_Goal_. Read the lines that follow and pick out every one containing the word "with".

— START —

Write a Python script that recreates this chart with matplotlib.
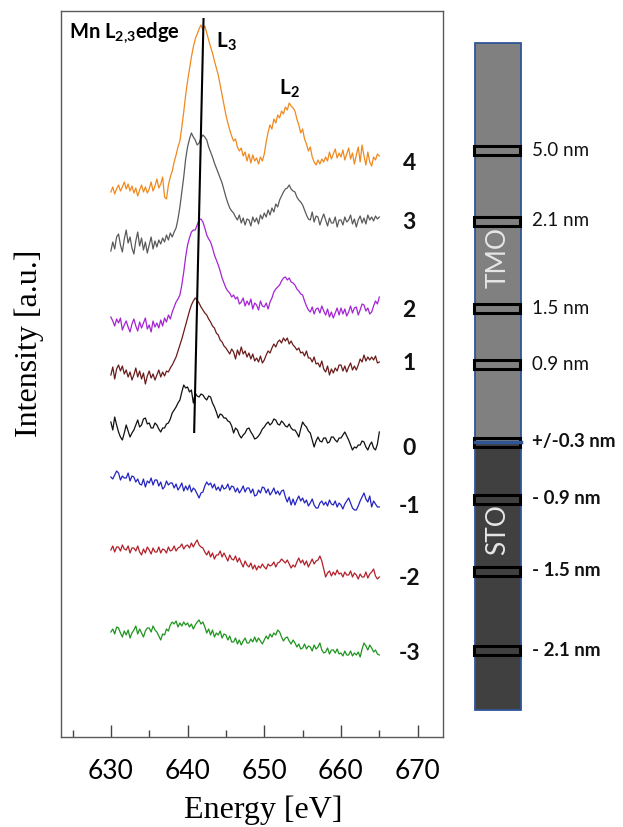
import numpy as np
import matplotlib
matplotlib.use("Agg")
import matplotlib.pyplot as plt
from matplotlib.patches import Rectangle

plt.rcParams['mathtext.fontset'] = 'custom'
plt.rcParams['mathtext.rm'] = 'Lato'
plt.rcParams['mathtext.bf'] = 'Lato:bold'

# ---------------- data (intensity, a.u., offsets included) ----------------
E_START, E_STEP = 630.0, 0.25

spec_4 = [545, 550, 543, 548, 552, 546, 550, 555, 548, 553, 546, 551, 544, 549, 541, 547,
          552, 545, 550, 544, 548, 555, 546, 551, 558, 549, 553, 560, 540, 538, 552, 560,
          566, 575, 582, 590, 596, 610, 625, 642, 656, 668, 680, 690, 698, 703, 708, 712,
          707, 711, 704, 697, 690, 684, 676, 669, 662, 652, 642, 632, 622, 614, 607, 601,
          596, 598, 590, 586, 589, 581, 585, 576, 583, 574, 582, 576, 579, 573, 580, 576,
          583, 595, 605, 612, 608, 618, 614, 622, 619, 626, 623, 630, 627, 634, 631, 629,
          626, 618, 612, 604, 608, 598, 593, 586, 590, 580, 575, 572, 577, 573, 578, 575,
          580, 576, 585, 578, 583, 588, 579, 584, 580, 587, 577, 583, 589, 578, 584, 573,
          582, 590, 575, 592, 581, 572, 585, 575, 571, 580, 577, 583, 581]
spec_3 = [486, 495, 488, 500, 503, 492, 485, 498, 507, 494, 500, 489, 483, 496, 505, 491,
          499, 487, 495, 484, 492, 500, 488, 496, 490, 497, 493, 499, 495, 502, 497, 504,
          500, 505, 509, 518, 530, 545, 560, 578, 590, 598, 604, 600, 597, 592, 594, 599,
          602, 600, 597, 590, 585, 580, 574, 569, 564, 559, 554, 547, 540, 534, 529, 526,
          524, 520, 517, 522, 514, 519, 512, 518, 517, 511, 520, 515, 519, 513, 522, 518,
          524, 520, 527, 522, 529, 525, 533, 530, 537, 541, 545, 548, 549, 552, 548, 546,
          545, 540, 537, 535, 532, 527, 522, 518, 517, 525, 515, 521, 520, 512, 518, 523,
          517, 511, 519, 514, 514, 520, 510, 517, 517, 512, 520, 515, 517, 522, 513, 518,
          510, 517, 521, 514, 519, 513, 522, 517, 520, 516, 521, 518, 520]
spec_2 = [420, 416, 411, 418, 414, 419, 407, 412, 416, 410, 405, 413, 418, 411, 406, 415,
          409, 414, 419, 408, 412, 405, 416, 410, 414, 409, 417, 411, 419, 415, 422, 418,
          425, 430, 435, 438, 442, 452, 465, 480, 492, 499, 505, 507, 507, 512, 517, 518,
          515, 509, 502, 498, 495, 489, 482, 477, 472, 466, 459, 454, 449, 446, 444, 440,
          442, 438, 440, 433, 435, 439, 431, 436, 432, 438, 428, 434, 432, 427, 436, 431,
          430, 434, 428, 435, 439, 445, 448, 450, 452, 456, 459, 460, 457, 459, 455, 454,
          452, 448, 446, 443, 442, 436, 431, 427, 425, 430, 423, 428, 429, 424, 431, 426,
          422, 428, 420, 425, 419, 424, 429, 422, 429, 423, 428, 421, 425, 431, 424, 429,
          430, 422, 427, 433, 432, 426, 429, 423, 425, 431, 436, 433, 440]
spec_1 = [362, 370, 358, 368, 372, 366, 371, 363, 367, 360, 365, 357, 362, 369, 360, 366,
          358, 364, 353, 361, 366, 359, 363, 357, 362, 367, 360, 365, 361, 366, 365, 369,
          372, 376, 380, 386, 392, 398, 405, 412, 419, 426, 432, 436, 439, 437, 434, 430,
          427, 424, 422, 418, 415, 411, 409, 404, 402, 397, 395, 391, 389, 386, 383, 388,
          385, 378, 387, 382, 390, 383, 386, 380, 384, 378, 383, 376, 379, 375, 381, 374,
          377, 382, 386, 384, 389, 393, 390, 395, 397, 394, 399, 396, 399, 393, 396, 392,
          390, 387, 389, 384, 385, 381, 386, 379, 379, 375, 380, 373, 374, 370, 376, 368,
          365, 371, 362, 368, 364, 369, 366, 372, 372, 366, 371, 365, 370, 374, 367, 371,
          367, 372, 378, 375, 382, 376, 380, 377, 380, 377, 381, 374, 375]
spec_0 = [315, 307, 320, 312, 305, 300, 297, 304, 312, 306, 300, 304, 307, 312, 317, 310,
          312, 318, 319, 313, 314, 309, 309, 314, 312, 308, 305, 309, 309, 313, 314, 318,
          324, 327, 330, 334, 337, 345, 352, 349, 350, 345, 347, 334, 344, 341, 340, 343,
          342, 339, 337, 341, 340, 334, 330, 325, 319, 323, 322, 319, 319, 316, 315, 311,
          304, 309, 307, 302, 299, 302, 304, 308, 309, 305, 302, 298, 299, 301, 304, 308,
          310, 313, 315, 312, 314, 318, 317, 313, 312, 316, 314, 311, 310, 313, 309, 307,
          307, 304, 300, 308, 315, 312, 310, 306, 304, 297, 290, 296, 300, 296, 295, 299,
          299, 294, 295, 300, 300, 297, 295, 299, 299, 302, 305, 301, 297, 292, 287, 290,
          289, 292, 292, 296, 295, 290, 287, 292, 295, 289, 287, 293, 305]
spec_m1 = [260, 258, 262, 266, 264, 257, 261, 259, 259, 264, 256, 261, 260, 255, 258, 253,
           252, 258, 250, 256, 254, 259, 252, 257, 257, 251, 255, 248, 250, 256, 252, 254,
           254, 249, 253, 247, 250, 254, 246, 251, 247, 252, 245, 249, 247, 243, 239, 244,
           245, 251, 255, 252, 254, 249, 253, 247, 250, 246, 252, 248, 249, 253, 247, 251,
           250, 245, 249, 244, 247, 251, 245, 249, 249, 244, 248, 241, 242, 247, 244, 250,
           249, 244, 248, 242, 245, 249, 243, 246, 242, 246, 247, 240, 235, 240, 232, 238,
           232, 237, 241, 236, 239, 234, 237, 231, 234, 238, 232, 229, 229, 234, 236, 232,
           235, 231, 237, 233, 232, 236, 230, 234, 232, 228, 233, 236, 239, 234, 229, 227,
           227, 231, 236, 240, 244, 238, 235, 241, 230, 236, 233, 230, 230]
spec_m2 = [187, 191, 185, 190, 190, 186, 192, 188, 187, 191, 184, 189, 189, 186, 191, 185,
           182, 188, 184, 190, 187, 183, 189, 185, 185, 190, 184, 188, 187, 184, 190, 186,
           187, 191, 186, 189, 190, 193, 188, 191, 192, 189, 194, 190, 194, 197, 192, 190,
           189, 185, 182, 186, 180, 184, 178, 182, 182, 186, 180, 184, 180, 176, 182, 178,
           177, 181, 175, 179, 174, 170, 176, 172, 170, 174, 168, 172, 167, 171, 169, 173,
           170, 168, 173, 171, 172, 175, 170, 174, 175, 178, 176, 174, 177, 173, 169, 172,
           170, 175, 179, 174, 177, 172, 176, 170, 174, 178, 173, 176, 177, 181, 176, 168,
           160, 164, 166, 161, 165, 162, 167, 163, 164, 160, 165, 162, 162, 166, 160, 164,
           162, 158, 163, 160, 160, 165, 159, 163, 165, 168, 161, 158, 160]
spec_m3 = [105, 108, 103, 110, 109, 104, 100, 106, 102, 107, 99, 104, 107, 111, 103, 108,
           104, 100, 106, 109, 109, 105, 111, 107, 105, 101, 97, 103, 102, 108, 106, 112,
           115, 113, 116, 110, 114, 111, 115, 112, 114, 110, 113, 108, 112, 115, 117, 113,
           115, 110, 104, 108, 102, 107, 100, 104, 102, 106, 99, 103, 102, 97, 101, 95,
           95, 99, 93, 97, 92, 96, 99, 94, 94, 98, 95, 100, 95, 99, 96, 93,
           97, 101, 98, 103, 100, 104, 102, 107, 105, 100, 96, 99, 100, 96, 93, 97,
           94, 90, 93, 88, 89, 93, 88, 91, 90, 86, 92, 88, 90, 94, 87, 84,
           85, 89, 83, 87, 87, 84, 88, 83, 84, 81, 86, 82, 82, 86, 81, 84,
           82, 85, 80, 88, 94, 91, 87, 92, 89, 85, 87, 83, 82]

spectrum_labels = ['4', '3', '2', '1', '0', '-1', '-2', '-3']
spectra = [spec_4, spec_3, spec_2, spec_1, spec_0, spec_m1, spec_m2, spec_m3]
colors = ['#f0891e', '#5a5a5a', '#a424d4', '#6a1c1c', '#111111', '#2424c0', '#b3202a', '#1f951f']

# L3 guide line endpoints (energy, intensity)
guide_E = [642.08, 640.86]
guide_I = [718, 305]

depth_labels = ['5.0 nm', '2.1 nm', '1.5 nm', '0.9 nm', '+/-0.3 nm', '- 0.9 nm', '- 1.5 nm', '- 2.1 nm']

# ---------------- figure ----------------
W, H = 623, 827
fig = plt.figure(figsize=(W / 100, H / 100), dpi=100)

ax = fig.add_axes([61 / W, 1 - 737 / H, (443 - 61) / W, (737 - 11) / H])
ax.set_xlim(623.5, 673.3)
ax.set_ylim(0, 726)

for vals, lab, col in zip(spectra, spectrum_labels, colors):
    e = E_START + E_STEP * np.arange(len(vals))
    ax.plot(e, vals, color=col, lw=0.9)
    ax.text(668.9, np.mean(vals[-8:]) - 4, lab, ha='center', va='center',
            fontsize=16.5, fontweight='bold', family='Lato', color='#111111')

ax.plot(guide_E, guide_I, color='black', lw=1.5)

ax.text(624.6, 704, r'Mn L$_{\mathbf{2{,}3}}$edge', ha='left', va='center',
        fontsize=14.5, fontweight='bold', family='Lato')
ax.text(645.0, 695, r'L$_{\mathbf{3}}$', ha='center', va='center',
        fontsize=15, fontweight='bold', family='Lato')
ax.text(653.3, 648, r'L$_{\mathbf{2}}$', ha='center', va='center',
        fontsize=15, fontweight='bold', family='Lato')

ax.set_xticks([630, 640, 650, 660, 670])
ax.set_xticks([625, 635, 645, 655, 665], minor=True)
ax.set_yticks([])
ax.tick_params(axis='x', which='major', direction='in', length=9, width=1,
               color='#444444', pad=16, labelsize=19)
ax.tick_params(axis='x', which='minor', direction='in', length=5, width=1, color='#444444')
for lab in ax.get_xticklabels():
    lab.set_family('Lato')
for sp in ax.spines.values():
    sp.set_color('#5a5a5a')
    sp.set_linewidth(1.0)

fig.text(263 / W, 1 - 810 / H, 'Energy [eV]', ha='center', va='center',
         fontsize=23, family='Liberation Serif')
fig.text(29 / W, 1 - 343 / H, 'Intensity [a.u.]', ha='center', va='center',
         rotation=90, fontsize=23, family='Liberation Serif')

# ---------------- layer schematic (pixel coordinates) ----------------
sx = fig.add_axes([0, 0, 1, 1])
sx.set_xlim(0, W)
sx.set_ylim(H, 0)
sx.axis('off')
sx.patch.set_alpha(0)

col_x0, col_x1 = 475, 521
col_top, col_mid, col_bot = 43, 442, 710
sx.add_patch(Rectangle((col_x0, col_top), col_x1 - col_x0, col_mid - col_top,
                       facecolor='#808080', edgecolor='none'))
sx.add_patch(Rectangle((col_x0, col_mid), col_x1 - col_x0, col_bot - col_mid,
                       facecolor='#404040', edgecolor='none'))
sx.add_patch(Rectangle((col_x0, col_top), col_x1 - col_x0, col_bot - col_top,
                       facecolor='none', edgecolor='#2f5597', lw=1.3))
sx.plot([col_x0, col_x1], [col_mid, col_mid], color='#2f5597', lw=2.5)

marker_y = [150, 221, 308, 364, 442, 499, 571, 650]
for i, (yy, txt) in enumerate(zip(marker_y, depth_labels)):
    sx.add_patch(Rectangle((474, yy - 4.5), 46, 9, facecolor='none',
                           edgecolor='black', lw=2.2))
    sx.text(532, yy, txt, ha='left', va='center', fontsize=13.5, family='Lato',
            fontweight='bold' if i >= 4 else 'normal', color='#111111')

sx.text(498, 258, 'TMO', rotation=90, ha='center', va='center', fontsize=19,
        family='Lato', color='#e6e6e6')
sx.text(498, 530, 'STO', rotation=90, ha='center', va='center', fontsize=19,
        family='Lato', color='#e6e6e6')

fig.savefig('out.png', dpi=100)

— END —
— START —

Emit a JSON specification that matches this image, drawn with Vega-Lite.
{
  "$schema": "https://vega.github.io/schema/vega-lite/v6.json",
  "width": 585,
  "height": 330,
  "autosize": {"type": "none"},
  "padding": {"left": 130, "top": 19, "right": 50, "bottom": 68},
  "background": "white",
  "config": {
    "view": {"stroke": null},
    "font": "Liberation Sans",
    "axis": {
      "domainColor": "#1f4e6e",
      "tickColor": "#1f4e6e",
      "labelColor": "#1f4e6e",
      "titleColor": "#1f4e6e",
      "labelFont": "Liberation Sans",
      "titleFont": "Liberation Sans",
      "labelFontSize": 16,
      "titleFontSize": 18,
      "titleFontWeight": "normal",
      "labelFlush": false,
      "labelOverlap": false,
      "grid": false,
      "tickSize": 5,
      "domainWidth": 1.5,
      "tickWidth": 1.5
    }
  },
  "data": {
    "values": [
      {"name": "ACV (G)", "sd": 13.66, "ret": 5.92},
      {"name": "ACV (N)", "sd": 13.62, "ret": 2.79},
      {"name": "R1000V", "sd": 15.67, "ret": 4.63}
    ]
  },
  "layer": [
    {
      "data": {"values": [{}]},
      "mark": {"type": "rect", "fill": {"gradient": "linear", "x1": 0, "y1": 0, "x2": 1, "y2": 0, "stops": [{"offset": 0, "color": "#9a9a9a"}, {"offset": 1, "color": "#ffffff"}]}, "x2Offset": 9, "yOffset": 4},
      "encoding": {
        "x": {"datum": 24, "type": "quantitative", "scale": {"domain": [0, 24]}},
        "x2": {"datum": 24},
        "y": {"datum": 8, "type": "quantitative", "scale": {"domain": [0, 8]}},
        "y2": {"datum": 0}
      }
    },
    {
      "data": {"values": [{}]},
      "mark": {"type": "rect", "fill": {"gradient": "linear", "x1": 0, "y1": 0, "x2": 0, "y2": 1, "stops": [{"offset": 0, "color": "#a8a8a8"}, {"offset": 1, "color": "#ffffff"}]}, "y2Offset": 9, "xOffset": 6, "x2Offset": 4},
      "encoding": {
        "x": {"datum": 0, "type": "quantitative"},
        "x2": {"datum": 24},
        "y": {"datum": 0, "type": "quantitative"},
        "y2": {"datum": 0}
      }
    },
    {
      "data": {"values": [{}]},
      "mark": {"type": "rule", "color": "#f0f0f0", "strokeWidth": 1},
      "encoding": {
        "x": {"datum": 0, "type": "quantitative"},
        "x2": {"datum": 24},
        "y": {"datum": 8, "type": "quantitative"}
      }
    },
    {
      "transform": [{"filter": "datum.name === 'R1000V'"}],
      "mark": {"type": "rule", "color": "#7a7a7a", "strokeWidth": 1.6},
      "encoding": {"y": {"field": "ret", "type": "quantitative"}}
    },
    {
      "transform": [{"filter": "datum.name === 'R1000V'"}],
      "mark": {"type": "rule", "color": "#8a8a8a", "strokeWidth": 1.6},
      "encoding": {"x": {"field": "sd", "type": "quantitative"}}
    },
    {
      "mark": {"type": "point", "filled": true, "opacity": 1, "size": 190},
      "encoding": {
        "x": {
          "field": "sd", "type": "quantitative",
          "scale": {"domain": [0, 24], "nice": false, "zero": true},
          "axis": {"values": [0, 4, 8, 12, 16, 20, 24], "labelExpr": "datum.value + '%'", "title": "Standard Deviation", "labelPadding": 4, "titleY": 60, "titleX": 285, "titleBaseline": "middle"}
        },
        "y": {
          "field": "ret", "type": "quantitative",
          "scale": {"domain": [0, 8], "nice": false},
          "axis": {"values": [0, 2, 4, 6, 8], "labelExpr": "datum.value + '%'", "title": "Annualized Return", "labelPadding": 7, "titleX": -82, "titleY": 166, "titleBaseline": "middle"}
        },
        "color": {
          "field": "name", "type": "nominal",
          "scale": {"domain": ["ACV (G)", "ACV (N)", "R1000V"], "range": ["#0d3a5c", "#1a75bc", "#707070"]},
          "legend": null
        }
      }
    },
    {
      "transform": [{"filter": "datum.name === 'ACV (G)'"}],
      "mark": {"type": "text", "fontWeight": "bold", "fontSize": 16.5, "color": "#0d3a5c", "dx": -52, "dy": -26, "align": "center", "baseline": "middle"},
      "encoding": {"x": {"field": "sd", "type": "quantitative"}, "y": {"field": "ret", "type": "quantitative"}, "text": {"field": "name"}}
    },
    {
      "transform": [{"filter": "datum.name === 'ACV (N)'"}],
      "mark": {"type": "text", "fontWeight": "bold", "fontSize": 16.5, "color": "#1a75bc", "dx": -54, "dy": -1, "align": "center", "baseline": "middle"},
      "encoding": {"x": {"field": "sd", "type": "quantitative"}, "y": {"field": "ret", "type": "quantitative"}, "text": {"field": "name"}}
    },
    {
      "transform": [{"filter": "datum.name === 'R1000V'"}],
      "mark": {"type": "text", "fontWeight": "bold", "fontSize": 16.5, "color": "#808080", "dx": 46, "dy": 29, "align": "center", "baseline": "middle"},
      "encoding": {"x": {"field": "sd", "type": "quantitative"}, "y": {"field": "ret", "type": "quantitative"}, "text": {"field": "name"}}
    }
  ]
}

— END —

_Answer for the task_.
Write a Python script that recreates this chart with matplotlib.
Emit a JSON specification that matches this image, drawn with Vega-Lite.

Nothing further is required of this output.